Feudal Future Podcast — Episode 12
On today’s episode of Feudal Future hosts Joel Kotkin and Marshall Toplansky are joined by guest Kyle Harper, a professor of classics at the University of Oklahoma. Their discussion looks to the past, particularly the fall of Rome to help understand the problems of today. Kyle’s book, The Fall of Rome takes a look at infectious disease as part of the destruction of Rome.
Second century Romans lived in an urban society with regular intercontinental exchange that utilized the Indian Ocean, Silk Roads, and the Sahara. There’s also a randomness to evolutionary events that combine with the risk factors of globalization that create viruses that can spread rapidly across humans. While density can be a factor in the spreading of infectious disease, given the interconnectedness of the global economy, density makes less of a difference today than it may have in the past. Kyle stresses that both density and connectivity matter. To the disease, he explains, we’re just a host, anything we do that changes their evolutionary prospects affects them. Every parasite has to combat healthy immune systems and travel from host to host. Respiratory pathogens take advantage of the fact that we live in such a connected way.

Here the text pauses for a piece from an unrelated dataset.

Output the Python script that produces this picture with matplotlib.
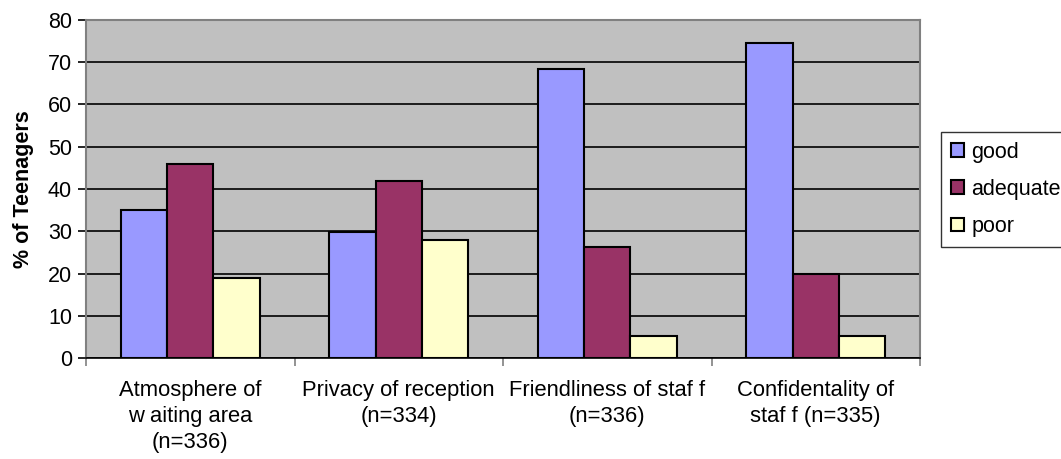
import numpy as np
import matplotlib
matplotlib.use('Agg')
import matplotlib.pyplot as plt

plt.rcParams['font.family'] = ['Liberation Sans', 'DejaVu Sans']

categories = ['Atmosphere of\nw aiting area\n(n=336)', 'Privacy of reception\n(n=334)',
              'Friendliness of staf f\n(n=336)', 'Confidentality of\nstaf f (n=335)']
series = ['good', 'adequate', 'poor']
good = [35, 29.8, 68.5, 74.6]
adequate = [45.8, 42, 26.3, 19.8]
poor = [18.9, 27.9, 5.2, 5.2]
colors = ['#9999ff', '#993366', '#ffffcc']

fig = plt.figure(figsize=(10.61, 4.59), dpi=100)
ax = fig.add_axes([86 / 1061, 1 - 358 / 459, (920 - 86) / 1061, (358 - 20) / 459])
ax.set_facecolor('#c0c0c0')

x = np.arange(len(categories))
w = 0.222
for i, (vals, name) in enumerate(zip([good, adequate, poor], series)):
    ax.bar(x + (i - 1) * w, vals, w, color=colors[i], edgecolor='black', linewidth=1.5,
           label=name, zorder=3)

ax.set_xlim(-0.5, 3.5)
ax.set_ylim(0, 80)
ax.set_yticks(range(0, 81, 10))
ax.yaxis.grid(True, color='black', linewidth=1.2, zorder=1)
ax.set_axisbelow(True)

ax.set_xticks(np.arange(-0.5, 3.6, 1.0))
ax.set_xticklabels([])
ax.set_xticks(x, minor=True)
ax.set_xticklabels(categories, minor=True, fontsize=15.8, linespacing=1.3)
ax.tick_params(axis='x', which='minor', length=0, pad=16)
ax.tick_params(axis='x', which='major', length=6, direction='out', color='#808080', width=1.2)
ax.tick_params(axis='y', length=6, direction='out', labelsize=15.5, width=1.2, pad=4)

for s in ['top', 'right']:
    ax.spines[s].set_color('#808080')
    ax.spines[s].set_linewidth(1.5)
ax.spines['left'].set_color('#808080')
ax.spines['left'].set_linewidth(1.5)
ax.spines['bottom'].set_color('black')
ax.spines['bottom'].set_linewidth(1.2)

ax.set_ylabel('% of Teenagers', fontsize=15.5, fontweight='bold', labelpad=10)

leg = fig.legend(loc='upper left', bbox_to_anchor=(941 / 1061, 1 - 132 / 459), fontsize=15.5,
                 frameon=True, fancybox=False, edgecolor='black', handlelength=0.6,
                 handleheight=0.6, handletextpad=0.35, labelspacing=0.75, borderpad=0.45,
                 borderaxespad=0)
leg.get_frame().set_linewidth(1.0)

fig.savefig('out.png', dpi=100)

From studying medieval and Roman problems, there are certainly lessons to take away for the modern pandemic and political age. Enlightenment science and the rise of germ theory and public health are part of lifting us from the oppression of infectious disease. We don’t learn from their handling of the disease, because they didn’t have the knowledge, science, or infrastructure to respond well. However, it can help us to be aware of threats and the biological realities of our universe. Historically, the COVID was bound to happen, will happen again, and may be much worse. Kyle stresses that one take away should be learning from this pandemic and becoming more prepared for another infectious disease outbreak in the future. It’s not just science that plays a role in pandemic response, it’s also social and behavioral programs and leadership that impacts the outcomes.